Crucially, this was an executive action, not a new law. And it did not provide a path of citizenship for the Dreamers that it spared temporarily from the threat of deportation. That meant that Dreamers continued living in a sort of halfway state, neither permanent residents, nor undocumented immigrants. And since DACA wasn’t a law, future administrations could change the policy by executive action, just as Obama had enacted it.

Even with all those caveats, DACA was transformative for people like Belén and Luis.

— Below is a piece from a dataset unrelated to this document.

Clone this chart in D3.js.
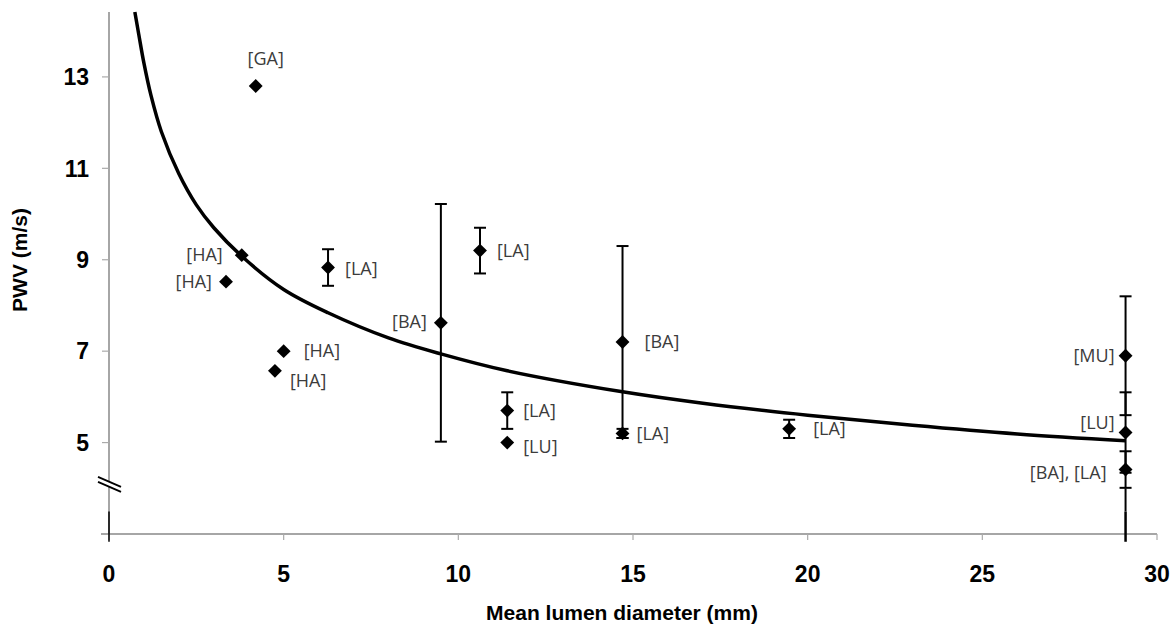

Belén Sisa:  So, I actually had just graduated from high school. I was living in San Tan Valley, Arizona, which is right next to Florence, Arizona, where one of the biggest immigrant detention centers and federal prisons is. And I was at home with my mom. And we turned on the news, and I just heard her screaming all of a sudden. And I was like, “What is happening?” And she was like, “Belén, oh my God, the president just made this executive action. It means that you’re going to be safe. You’re going to be finally able to go to college, and get a job, and do all these things that you were so devastated that you weren’t going to be able to do when you graduated high school a month ago.”

Everything happened so quickly, but I just remember the joy that it brought, not even knowing that behind the scenes there were thousands of undocumented youth that actually made the action happen. And it showed how un-politically savvy I was in the beginning because I didn’t know what it meant. We all thought that it was just going to be like citizenship, but it actually really wasn’t.

Briahna Joy Gray:  For Belén, DACA was also the beginning of her life as an activist.

Belén Sisa:  The DACA announcement by President Obama, I felt like that’s where the political activist Belén was born. It was almost like I started developing into the person I was actually supposed to be. And sometimes I think that that’s what struggle is. Sometimes you have to go through these things to become the person that you’re supposed to be, even though no one should go through injustices, like sometimes I feel like the universe kind of does it for us in that way.

Briahna Joy Gray:  It’s a story I heard again and again from DACA recipients. That coming out as a DACA recipient was empowering.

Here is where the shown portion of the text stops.